Certainly with its opening, which features terse dialogue spoken over a black screen, Rabies begins on a strong note--it pulls you in with its sheer intensity, and pretty much holds you in place thereafter. "But wait a sec," I cautioned myself. "You've seen plenty of horror movies that start in engaging ways and then turn depressingly formulaic in the first fifteen minutes or so. Steady, my boy... Let's not get too excited just yet."

 

Another very early sequence, one involving some good-looking young people laughing and flirting it up while on a road trip, started to confirm my suspicions. I'd seen this same slasher set-up in Scandinavia, Central Asia, Appalachia, and everywhere in between. And while, yes, the film was consistently diverting, the only truly innovation by the filmmakers seemed to be making these characters tennis players--an alternate way of getting the women into cute skirts instead of making them cheerleaders or fetching "school girls."  

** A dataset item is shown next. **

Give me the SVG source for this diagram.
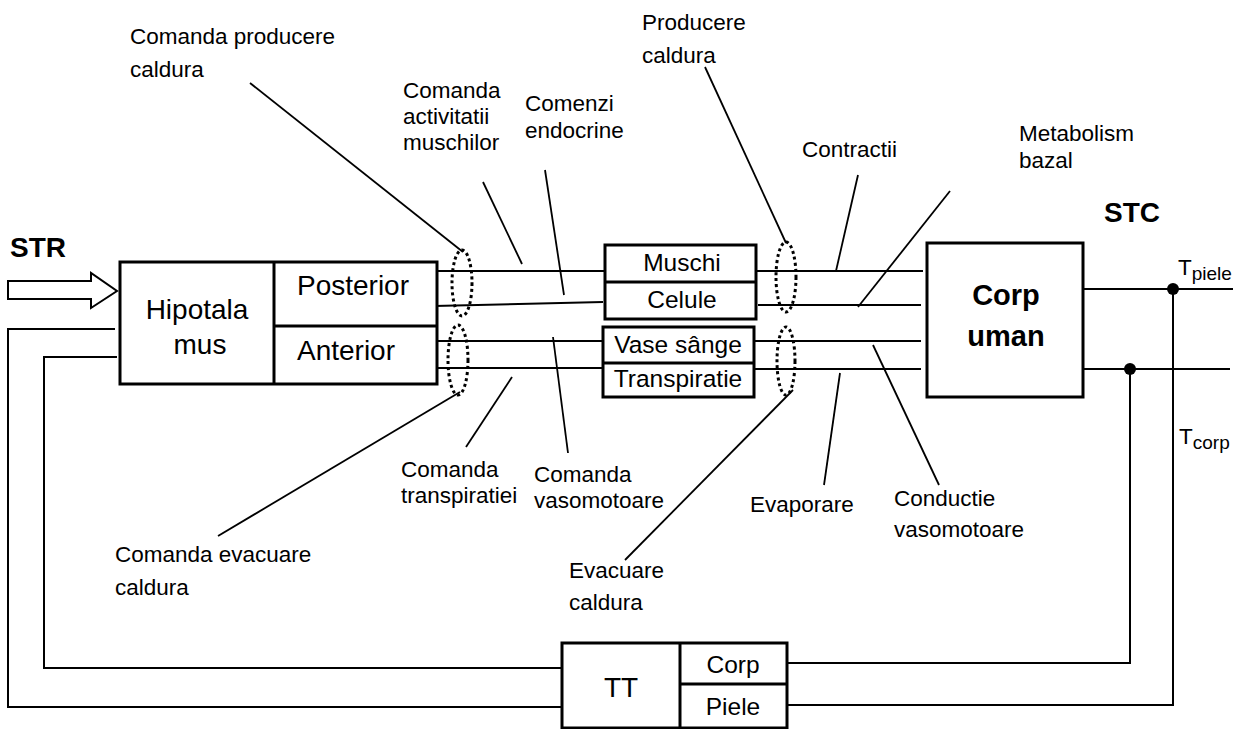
<svg xmlns="http://www.w3.org/2000/svg" width="1247" height="729" viewBox="0 0 1247 729">
  <style>
    .box { fill: #fff; stroke: #000; stroke-width: 3; }
    .div { stroke: #000; stroke-width: 3; fill: none; }
    .wire { stroke: #000; stroke-width: 2; fill: none; }
    .lead { stroke: #000; stroke-width: 1.8; fill: none; }
    .group { fill: none; stroke: #000; stroke-width: 3; stroke-dasharray: 3 3; }
    .lbl { font-family: "Liberation Sans", Arial, sans-serif; font-size: 22.5px; fill: #000; }
    .blk { font-family: "Liberation Sans", Arial, sans-serif; font-size: 28px; fill: #000; text-anchor: middle; }
    .sub { font-family: "Liberation Sans", Arial, sans-serif; font-size: 24.5px; fill: #000; text-anchor: middle; }
    .bold { font-family: "Liberation Sans", Arial, sans-serif; font-weight: bold; fill: #000; }
  </style>

  <!-- signal wires, feedback loops and leader lines -->
  <g id="connectors">
    <!-- set-point input arrow -->
    <polygon class="wire" points="8,281 91,281 91,273 117,291 91,308 91,299 8,299"/>

    <!-- hypothalamus to effectors -->
    <line class="wire" x1="437" y1="271" x2="605" y2="271"/>
    <line class="wire" x1="434" y1="306" x2="603" y2="302"/>
    <line class="wire" x1="437" y1="341" x2="603" y2="341"/>
    <line class="wire" x1="437" y1="368" x2="603" y2="368"/>

    <!-- effectors to body -->
    <line class="wire" x1="756" y1="271" x2="923" y2="271"/>
    <line class="wire" x1="758" y1="305" x2="921" y2="305"/>
    <line class="wire" x1="754" y1="341" x2="921" y2="341"/>
    <line class="wire" x1="754" y1="369" x2="921" y2="369"/>

    <!-- body outputs -->
    <line class="wire" x1="1083" y1="289" x2="1233" y2="289"/>
    <line class="wire" x1="1083" y1="369" x2="1230" y2="369"/>
    <circle cx="1173" cy="289" r="6" fill="#000"/>
    <circle cx="1130" cy="369" r="6" fill="#000"/>
    <polyline class="wire" points="1173,289 1173,705 787,705"/>
    <polyline class="wire" points="1130,369 1130,663 787,663"/>

    <!-- feedback to hypothalamus -->
    <polyline class="wire" points="562,668 44,668 44,357 117,357"/>
    <polyline class="wire" points="562,707 8,707 8,329 115,329"/>

    <!-- grouping ellipses -->
    <ellipse class="group" cx="462" cy="283" rx="10" ry="33"/>
    <ellipse class="group" cx="458" cy="360" rx="10" ry="35"/>
    <ellipse class="group" cx="786" cy="277" rx="10" ry="35"/>
    <ellipse class="group" cx="786" cy="361" rx="9" ry="34"/>

    <!-- leaders -->
    <line class="lead" x1="250" y1="83" x2="463" y2="252"/>
    <line class="lead" x1="483" y1="182" x2="522" y2="264"/>
    <line class="lead" x1="545" y1="170" x2="564" y2="295"/>
    <line class="lead" x1="705" y1="67" x2="786" y2="243"/>
    <line class="lead" x1="858" y1="175" x2="836" y2="271"/>
    <line class="lead" x1="950" y1="191" x2="858" y2="307"/>
    <line class="lead" x1="218" y1="536" x2="460" y2="392"/>
    <line class="lead" x1="512" y1="377" x2="466" y2="447"/>
    <line class="lead" x1="553" y1="337" x2="568" y2="453"/>
    <line class="lead" x1="625" y1="560" x2="793" y2="390"/>
    <line class="lead" x1="840" y1="373" x2="824" y2="485"/>
    <line class="lead" x1="873" y1="345" x2="939" y2="485"/>
  </g>

  <g id="hipotalamus">
    <rect class="box" x="120" y="262" width="317" height="122"/>
    <line class="div" x1="274" y1="262" x2="274" y2="384"/>
    <line class="div" x1="274" y1="326" x2="437" y2="326"/>
    <text class="blk" x="197" y="319">Hipotala</text>
    <text class="blk" x="200" y="354">mus</text>
    <text class="blk" x="353" y="295">Posterior</text>
    <text class="blk" x="346" y="360">Anterior</text>
  </g>

  <g id="efectori-caldura">
    <rect class="box" x="605" y="245" width="151" height="74"/>
    <line class="div" x1="605" y1="282" x2="756" y2="282"/>
    <text class="sub" x="682" y="271">Muschi</text>
    <text class="sub" x="682" y="308">Celule</text>
  </g>

  <g id="efectori-racire">
    <rect class="box" x="603" y="327" width="151" height="70"/>
    <line class="div" x1="603" y1="363" x2="754" y2="363"/>
    <text class="sub" x="678" y="353">Vase sânge</text>
    <text class="sub" x="678" y="387">Transpiratie</text>
  </g>

  <g id="corp-uman">
    <rect class="box" x="927" y="243" width="156" height="154"/>
    <text class="bold" x="1006" y="305" font-size="29" text-anchor="middle">Corp</text>
    <text class="bold" x="1006" y="346" font-size="29" text-anchor="middle">uman</text>
  </g>

  <g id="tt">
    <rect class="box" x="562" y="643" width="225" height="85"/>
    <line class="div" x1="680" y1="643" x2="680" y2="728"/>
    <line class="div" x1="680" y1="684" x2="787" y2="684"/>
    <text class="blk" x="621" y="697" font-size="27">TT</text>
    <text class="sub" x="733" y="673" font-size="23">Corp</text>
    <text class="sub" x="733" y="715" font-size="23">Piele</text>
  </g>

  <g id="etichete">
    <text class="bold" x="10" y="257" font-size="28">STR</text>
    <text class="bold" x="1104" y="222" font-size="28">STC</text>

    <text class="lbl" x="1178" y="275" font-size="23">T<tspan font-size="19" dy="5">piele</tspan></text>
    <text class="lbl" x="1179" y="444" font-size="23">T<tspan font-size="19" dy="5">corp</tspan></text>

    <text class="lbl" x="130" y="44">Comanda producere</text>
    <text class="lbl" x="130" y="77">caldura</text>

    <text class="lbl" x="403" y="98">Comanda</text>
    <text class="lbl" x="403" y="124">activitatii</text>
    <text class="lbl" x="403" y="150">muschilor</text>

    <text class="lbl" x="525" y="111">Comenzi</text>
    <text class="lbl" x="525" y="138">endocrine</text>

    <text class="lbl" x="642" y="30">Producere</text>
    <text class="lbl" x="642" y="63">caldura</text>

    <text class="lbl" x="802" y="157">Contractii</text>

    <text class="lbl" x="1019" y="141">Metabolism</text>
    <text class="lbl" x="1019" y="168">bazal</text>

    <text class="lbl" x="401" y="477">Comanda</text>
    <text class="lbl" x="401" y="503">transpiratiei</text>

    <text class="lbl" x="534" y="482">Comanda</text>
    <text class="lbl" x="534" y="508">vasomotoare</text>

    <text class="lbl" x="750" y="512">Evaporare</text>

    <text class="lbl" x="894" y="506">Conductie</text>
    <text class="lbl" x="894" y="537">vasomotoare</text>

    <text class="lbl" x="115" y="562">Comanda evacuare</text>
    <text class="lbl" x="115" y="595">caldura</text>

    <text class="lbl" x="569" y="578">Evacuare</text>
    <text class="lbl" x="569" y="610">caldura</text>
  </g>
</svg>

Ah, but little did I know that the strategy of writer-directors Navot Papushado and Aharon Keshales--strategy on the levels of plot, style, and theme--was to lull me into a sense of snarky complacency, and then whack me with a sledgehammer to the skull (and yes, that's an image from the film). While far less overtly "meta" than Scream 4, Rabies is without question more profoundly postmodern: it uses the audience's built-in awareness of horror conventions not simply to comment on those conventions, or the latest genre trends, but on our humanity itself. Sound lofty? Yep, it is. And what's more, Rabies achieves its edifying goals without ever sacrificing the kind of pulpy pleasures that one expects from the genre: it never descends to being merely a pretentious cerebral exercise. Instead, it relies on dramatic irony, and a nearly tear-inducing sense of the truly tragic. 


Oh, and in case you hadn't noticed, this review has been vaguer, and has included more references to my subjective reactions (without calling out the specifics that triggered them), than the typical piece I've done for ScreenAnarchy. Never really one for plot synopses, I feel that in this case my stance is more justified than usual. If you know anything in advance about Rabies other than that there's violence, death, and mayhem, you probably know too much.  


All right, let me try to be a tad more concrete: you sit there watching Rabies, waiting for a serious weakness to reveal itself, but the editing, pacing, humor, compositional angles, direction of the performances, music, and so on--none of these elements disappoint. Rather, Rabies distinguishes itself as one of the most original and deeply horrific films in recent memory.